II. Un contrôle de proportionnalité encadré par des garanties procédurales
A. La recherche d’un équilibre entre lutte contre l’immigration et égalité
Le législateur a souhaité limiter l’attractivité du territoire mahorais en rendant plus complexe l’obtention de la nationalité française par la naissance. Le Conseil constitutionnel estime que cette mesure est en rapport avec l’objet de la loi et ne dépasse pas les adaptations autorisées. Il note que les critères d’âge et de résidence pour l’enfant lui-même demeurent inchangés par rapport au droit commun applicable ailleurs. La différence de traitement entre les enfants nés à Mayotte et ceux nés dans l’hexagone est jugée proportionnée à la gravité de la situation migratoire locale. Les juges considèrent que la mesure n’est pas discriminatoire puisqu’elle s’applique indistinctement à tous les parents étrangers quelle que soit leur origine. La protection de l’intérêt supérieur de l’enfant est également préservée malgré le durcissement des conditions imposées aux parents pour établir la filiation.

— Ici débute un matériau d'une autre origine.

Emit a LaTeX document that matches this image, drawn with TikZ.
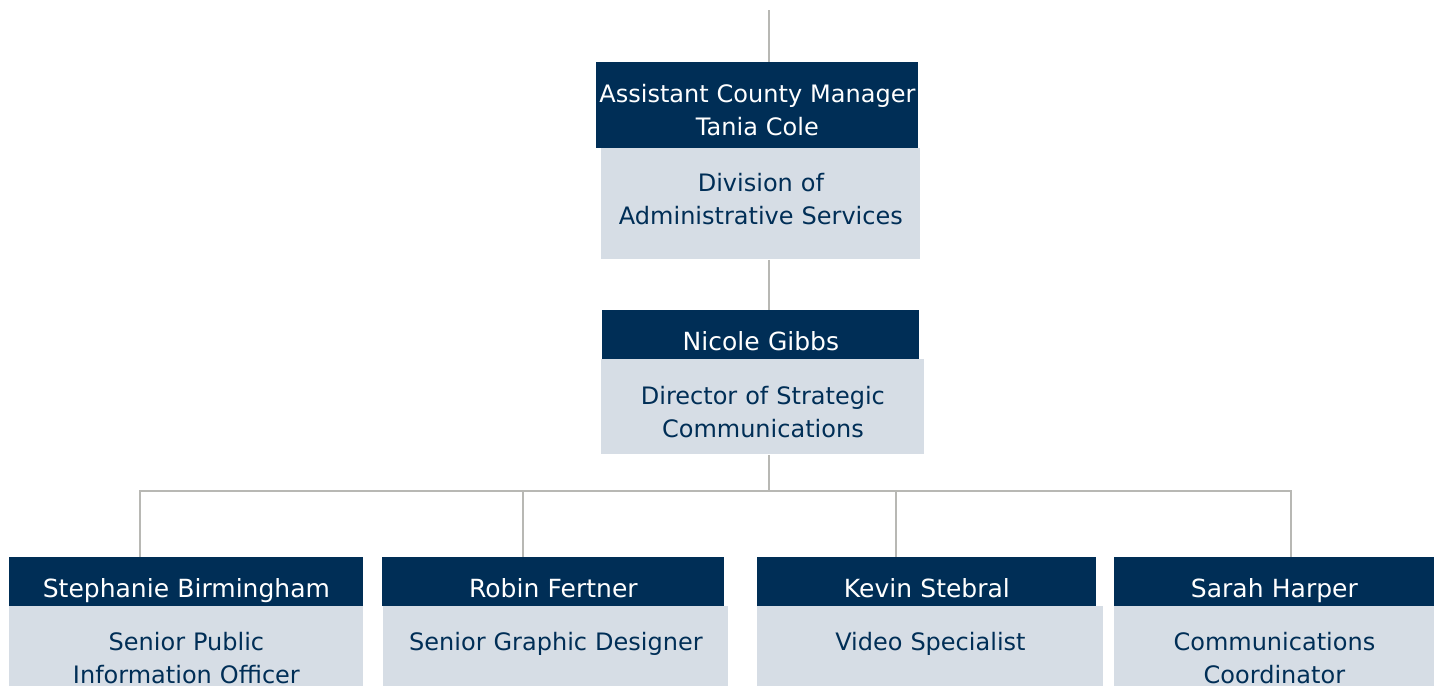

B. La réserve d’interprétation relative aux modalités de preuve d’identité
La décision introduit une réserve d’interprétation cruciale concernant l’obligation de présenter un passeport biométrique pour justifier de la régularité du séjour. Le Conseil affirme que cette exigence ne saurait « conduire à exiger la production d’un tel document pour les ressortissants de pays ne délivrant pas de passeport biométrique ». Dans une telle situation, l’administration doit permettre aux intéressés de produire tout autre document d’identité de nature à établir leur situation réelle. Cette précision garantit que la loi ne crée pas une impossibilité matérielle d’accès au droit en fonction des capacités administratives des États d’origine. Le juge concilie ainsi l’efficacité de la lutte contre la fraude documentaire avec le respect du principe d’égalité devant les charges publiques. La décision sécurise le dispositif législatif tout en prévenant les risques d’arbitraire lors de l’examen des demandes par les autorités préfectorales.